→ **DO THIS**
It is required that the lines from the top of the listing through the line with "(awns-name) at (48,337)" be reproduced exactly, excluding pictures.
>>
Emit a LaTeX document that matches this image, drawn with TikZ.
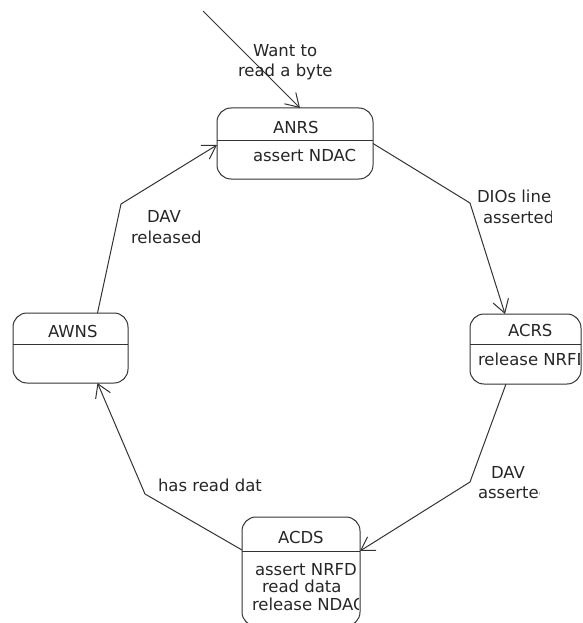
\documentclass[tikz,border=0pt]{standalone}
\usepackage{fontspec}
\setmainfont{DejaVu Sans}
\usetikzlibrary{arrows.meta}
\begin{document}
\begin{tikzpicture}[x=1pt,y=-1pt,
  ink/.style={draw=black!80, line width=1pt},
  state/.style={ink, rounded corners=14pt, inner sep=0pt, outer sep=0pt},
  txt/.style={inner sep=0pt, outer sep=0pt, anchor=base west, text=black!85,
    font=\fontsize{16.5}{20}\selectfont},
  flow/.style={ink, line join=round, -{Straight Barb[length=13pt,width=16pt]}},
]
\clip (0,0) rectangle (582,623);

% ---- states ----
\node[state, minimum width=156pt, minimum height=71pt]  (anrs) at (295,143.5) {};
\node[state, minimum width=111pt, minimum height=70pt]  (acrs) at (525.5,349) {};
\node[state, minimum width=118pt, minimum height=109pt] (acds) at (301,571.5) {};
\node[state, minimum width=115pt, minimum height=70pt]  (awns) at (70.5,348) {};

% compartment dividers
\draw[ink] (anrs.west |- 0,140) -- (anrs.east |- 0,140);
\draw[ink] (acrs.west |- 0,344) -- (acrs.east |- 0,344);
\draw[ink] (acds.west |- 0,551) -- (acds.east |- 0,551);
\draw[ink] (awns.west |- 0,344) -- (awns.east |- 0,344);

% state names and actions
\node[txt] (anrs-name) at (273,133) {ANRS};
\node[txt] (anrs-act)  at (253,161.5) {assert NDAC};

\node[txt] (acrs-name) at (508,336.5) {ACRS};
\begin{scope}
  \clip (acrs.south west) rectangle ([xshift=-2pt]acrs.north east);
  \node[txt] (acrs-act) at (478,365) {release NRFD};
\end{scope}

\node[txt] (acds-name) at (278,543) {ACDS};
\begin{scope}
  \clip (acds.south west) rectangle ([xshift=-1.5pt]acds.north east);
  \node[txt] (acds-act1) at (255,575) {assert NRFD};
  \node[txt] (acds-act2) at (262,592.5) {read data};
  \node[txt] (acds-act3) at (252,610) {release NDAC};
\end{scope}

\node[txt] (awns-name) at (48,337) {AWNS};

% ---- transitions ----
\coordinate (init) at (203,11);
\draw[flow] (init) -- ([xshift=83pt]anrs.north west);

\coordinate (b1) at (470,203);
\draw[flow] (anrs.east) -- (b1) -- ([xshift=35pt]acrs.north west);

\coordinate (b2) at (470,482);
\draw[flow] ([xshift=36pt]acrs.south west) -- (b2) -- ([yshift=-34pt]acds.north east);

\coordinate (b3) at (145,494);
\draw[flow] ([yshift=-33pt]acds.north west) -- (b3) -- ([xshift=27pt]awns.south);

\coordinate (b4) at (121,204);
\draw[flow] ([xshift=27pt]awns.north) -- (b4) -- ([yshift=-37pt]anrs.north west);

% ---- transition labels ----
\node[txt] (l-init1) at (253,57) {Want to};
\node[txt] (l-init2) at (238,77) {read a byte};

\begin{scope}
  \clip (440,180) rectangle (551.5,240);
  \node[txt] (l-dio1) at (477,202) {DIOs line};
  \node[txt] (l-dio2) at (483,223) {asserted};
\end{scope}

\begin{scope}
  \clip (440,455) rectangle (539.5,510);
  \node[txt] (l-dav1) at (491,478) {DAV};
  \node[txt] (l-dav2) at (478,498) {asserted};
\end{scope}

\node[txt] (l-rel1) at (147,222) {DAV};
\node[txt] (l-rel2) at (131,243) {released};

\node[txt] (l-read) at (158,491) {has read dat};
\end{tikzpicture}
\end{document}
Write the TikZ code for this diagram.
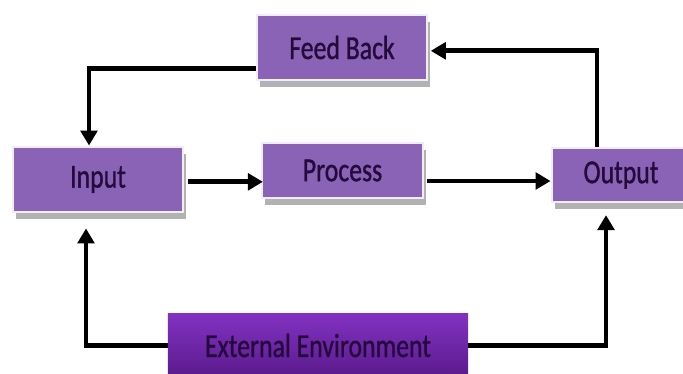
\documentclass[tikz,border=0pt]{standalone}
\usepackage{fontspec}
\setmainfont{Carlito}
\newfontfamily\labelfont[FakeBold=1.2]{Carlito}
\usetikzlibrary{calc}
\usetikzlibrary{arrows.meta}
\usetikzlibrary{shadows}
\usetikzlibrary{positioning}
\definecolor{boxpurple}{HTML}{8A63B6}
\definecolor{envtop}{HTML}{8232C2}
\definecolor{envbottom}{HTML}{5A1A8C}
\definecolor{labelink}{HTML}{240B3C}
\newcommand{\tallword}[1]{\scalebox{1}[1.3]{#1}}
\tikzset{sysbox/.style={fill=boxpurple, draw=white!88!boxpurple, line width=2.5pt,
    text=labelink, font=\labelfont\fontsize{22}{24}\selectfont,
    drop shadow={shadow xshift=0.1cm, shadow yshift=-0.22cm, fill=gray!60, opacity=1}}}
\tikzset{envbox/.style={top color=envtop, bottom color=envbottom, draw=none,
    text=labelink, font=\labelfont\fontsize{22}{24}\selectfont}}

\begin{document}
\begin{tikzpicture}[x=0.03cm, y=-0.03cm]
\tikzstyle{flowarrow} = [line width=4pt, -{Triangle[length=0.45cm, width=0.5cm]}]
\clip (0,0) rectangle (683,374);
\fill[white] (0,0) rectangle (683,374);
% boxes
\node[sysbox, minimum width=5.1cm, minimum height=1.95cm] (feedback) at (342,47.5) {\tallword{Feed Back}};
\node[sysbox, minimum width=5.1cm, minimum height=1.95cm] (input) at (98,179.5) {\tallword{Input}};
\node[sysbox, minimum width=4.83cm, minimum height=1.65cm] (process) at (342.5,170.5) {\tallword{Process}};
\node[sysbox, minimum width=4.14cm, minimum height=1.62cm] (output) at (621,175) {\tallword{Output}};
\node[envbox, minimum width=9cm, minimum height=1.95cm] (environment) at (318,345.5) {\tallword{External Environment}};
% connectors
\draw[flowarrow, line join=miter] ([yshift=-0.62cm]feedback.west) -| ([xshift=-0.27cm]input.north);
\draw[flowarrow, line join=miter] ([xshift=-0.72cm]output.north) |- ([yshift=-0.1cm, xshift=2pt]feedback.east);
\draw[flowarrow, shorten <=3pt, shorten >=-2pt] ([yshift=-0.07cm]input.east) -- ([yshift=-0.07cm]input.east -| process.west);
\draw[flowarrow, shorten <=2pt] ([yshift=-0.18cm]process.east |- output.west) -- ([yshift=-0.18cm]output.west);
\draw[flowarrow, line join=miter, shorten >=0.45cm] (environment.west) -| ([xshift=-0.36cm]input.south);
\draw[flowarrow, line join=miter, shorten >=0.35cm] (environment.east) -| ([xshift=-0.45cm]output.south);
\end{tikzpicture}
\end{document}
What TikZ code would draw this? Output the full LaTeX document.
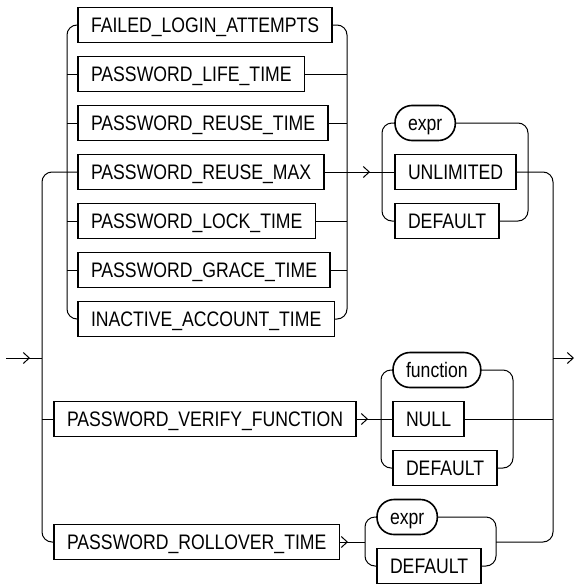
\documentclass[tikz,border=0pt]{standalone}
\usepackage{fontspec}
\setmainfont{Liberation Sans}[FakeStretch=0.84]
\usetikzlibrary{arrows.meta, positioning, calc}

\begin{document}
\begin{tikzpicture}[x=1pt, y=-1pt,
      every node/.style={font=\fontsize{21}{24}\selectfont},
      box/.style={draw, line width=1.6pt, rectangle, minimum height=35pt, inner xsep=13pt, inner ysep=0pt, text height=15pt, text depth=0pt, outer sep=0pt},
      pill/.style={box, rounded corners=17pt},
      line/.style={line width=1pt},
      bus/.style={line, rounded corners=10pt},
      arr/.style={line, -{Straight Barb[length=6pt, width=11pt]}}]
    \useasboundingbox (0,0) rectangle (575,584);
    % first choice
    \node[box, anchor=west] (fla) at (78,25) {FAILED\_LOGIN\_ATTEMPTS};
    \node[box, below=14pt of fla.south west, anchor=north west] (lif) {PASSWORD\_LIFE\_TIME};
    \node[box, below=14pt of lif.south west, anchor=north west] (rtm) {PASSWORD\_REUSE\_TIME};
    \node[box, below=14pt of rtm.south west, anchor=north west] (max) {PASSWORD\_REUSE\_MAX};
    \node[box, below=14pt of max.south west, anchor=north west] (lck) {PASSWORD\_LOCK\_TIME};
    \node[box, below=14pt of lck.south west, anchor=north west] (grc) {PASSWORD\_GRACE\_TIME};
    \node[box, below=14pt of grc.south west, anchor=north west] (ina) {INACTIVE\_ACCOUNT\_TIME};
    \node[pill, anchor=west] (ex1) at (395,123) {expr};
    \node[box, below=14pt of ex1.south west, anchor=north west] (unl) {UNLIMITED};
    \node[box, below=14pt of unl.south west, anchor=north west] (df1) {DEFAULT};
    % verify function
    \node[box, anchor=west] (ver) at (54,419) {PASSWORD\_VERIFY\_FUNCTION};
    \node[pill, anchor=west] (fn) at (393,370) {function};
    \node[box, below=14pt of fn.south west, anchor=north west] (nul) {NULL};
    \node[box, below=14pt of nul.south west, anchor=north west] (df2) {DEFAULT};
    % rollover time
    \node[box, anchor=west] (roll) at (54,542) {PASSWORD\_ROLLOVER\_TIME};
    \node[pill, anchor=west] (ex3) at (377,517) {expr};
    \node[box, below=14pt of ex3.south west, anchor=north west] (df3) {DEFAULT};

    % buses
    \coordinate (start) at (6,358);
    \coordinate (finish) at (574,358);
    \coordinate (olb) at (42,358);
    \coordinate (orb) at (553,358);
    \coordinate (ilb) at (67,0);
    \coordinate (irb) at (347,0);
    \coordinate (eb1) at (382,0);
    \coordinate (eb2) at (528,0);
    \coordinate (fb1) at (381,0);
    \coordinate (fb2) at (513,0);
    \coordinate (rb1) at (365,0);
    \coordinate (rb2) at (496,0);

    \draw[line] (start) -- (olb);
    \draw[arr] (start) -- ($(olb)+(-12,0)$);
    \draw[bus] (max.west) -| (olb) |- (roll.west);
    \draw[line] (olb |- ver.west) -- (ver.west);

    \draw[bus] (fla.west) -| (ilb |- max.west) |- (ina.west);
    \draw[bus] (fla.east) -| (irb |- max.east) |- (ina.east);
    \foreach \n in {lif, rtm, lck, grc} {
      \draw[line] (ilb |- \n.west) -- (\n.west);
      \draw[line] (\n.east) -- (irb |- \n.east);
    }
    \draw[line] (max.east) -- (unl.west);
    \draw[arr] (max.east) -- ($(eb1 |- max.east)+(-12,0)$);
    \draw[bus] (ex1.west) -| (eb1 |- unl.west) |- (df1.west);
    \draw[bus] (ex1.east) -| (eb2 |- unl.east) |- (df1.east);
    \draw[bus] (unl.east) -| (orb) |- (rb2 |- roll.east);
    \draw[arr] (orb) -- (finish);

    \draw[line] (ver.east) -- (nul.west);
    \draw[arr] (ver.east) -- ($(fb1 |- ver.east)+(-13,0)$);
    \draw[bus] (fn.west) -| (fb1 |- nul.west) |- (df2.west);
    \draw[bus] (fn.east) -| (fb2 |- nul.east) |- (df2.east);
    \draw[line] (nul.east) -- (orb |- nul.east);

    \draw[line] (roll.east) -- (rb1 |- roll.east);
    \draw[arr] (roll.east) -- ($(rb1 |- roll.east)+(-17,0)$);
    \draw[bus] (ex3.west) -| (rb1 |- roll.east) |- (df3.west);
    \draw[bus] (ex3.east) -| (rb2 |- roll.east) |- (df3.east);
  \end{tikzpicture}
\end{document}
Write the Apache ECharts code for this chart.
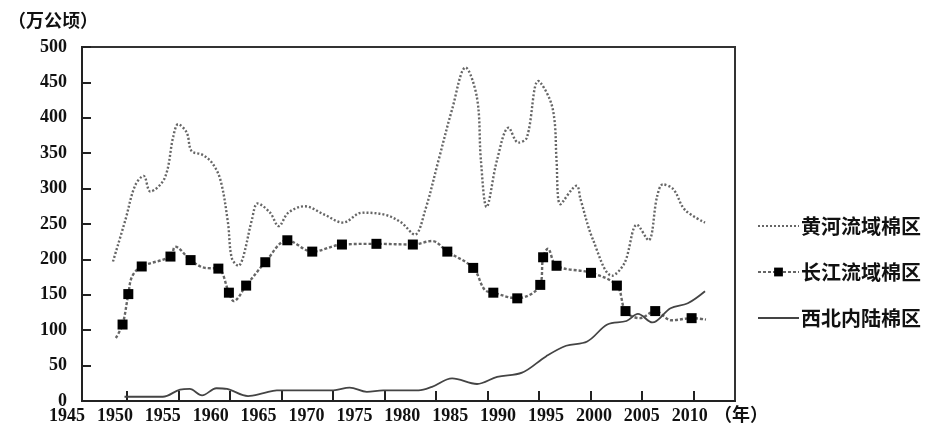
<<
→ **OUTPUT OF THE EXERCISE**
Emit a LaTeX document that matches this image, drawn with TikZ.
\documentclass[tikz,border=0pt]{standalone}
\usepackage{fontspec}
\setmainfont{DejaVu Sans}
\usetikzlibrary{arrows.meta}
\begin{document}
\begin{tikzpicture}[x=1pt,y=-1pt,
  ink/.style={draw=black!80, line width=1pt},
  state/.style={ink, rounded corners=14pt, inner sep=0pt, outer sep=0pt},
  txt/.style={inner sep=0pt, outer sep=0pt, anchor=base west, text=black!85,
    font=\fontsize{16.5}{20}\selectfont},
  flow/.style={ink, line join=round, -{Straight Barb[length=13pt,width=16pt]}},
]
\clip (0,0) rectangle (582,623);

% ---- states ----
\node[state, minimum width=156pt, minimum height=71pt]  (anrs) at (295,143.5) {};
\node[state, minimum width=111pt, minimum height=70pt]  (acrs) at (525.5,349) {};
\node[state, minimum width=118pt, minimum height=109pt] (acds) at (301,571.5) {};
\node[state, minimum width=115pt, minimum height=70pt]  (awns) at (70.5,348) {};

% compartment dividers
\draw[ink] (anrs.west |- 0,140) -- (anrs.east |- 0,140);
\draw[ink] (acrs.west |- 0,344) -- (acrs.east |- 0,344);
\draw[ink] (acds.west |- 0,551) -- (acds.east |- 0,551);
\draw[ink] (awns.west |- 0,344) -- (awns.east |- 0,344);

% state names and actions
\node[txt] (anrs-name) at (273,133) {ANRS};
\node[txt] (anrs-act)  at (253,161.5) {assert NDAC};

\node[txt] (acrs-name) at (508,336.5) {ACRS};
\begin{scope}
  \clip (acrs.south west) rectangle ([xshift=-2pt]acrs.north east);
  \node[txt] (acrs-act) at (478,365) {release NRFD};
\end{scope}

\node[txt] (acds-name) at (278,543) {ACDS};
\begin{scope}
  \clip (acds.south west) rectangle ([xshift=-1.5pt]acds.north east);
  \node[txt] (acds-act1) at (255,575) {assert NRFD};
  \node[txt] (acds-act2) at (262,592.5) {read data};
  \node[txt] (acds-act3) at (252,610) {release NDAC};
\end{scope}

\node[txt] (awns-name) at (48,337) {AWNS};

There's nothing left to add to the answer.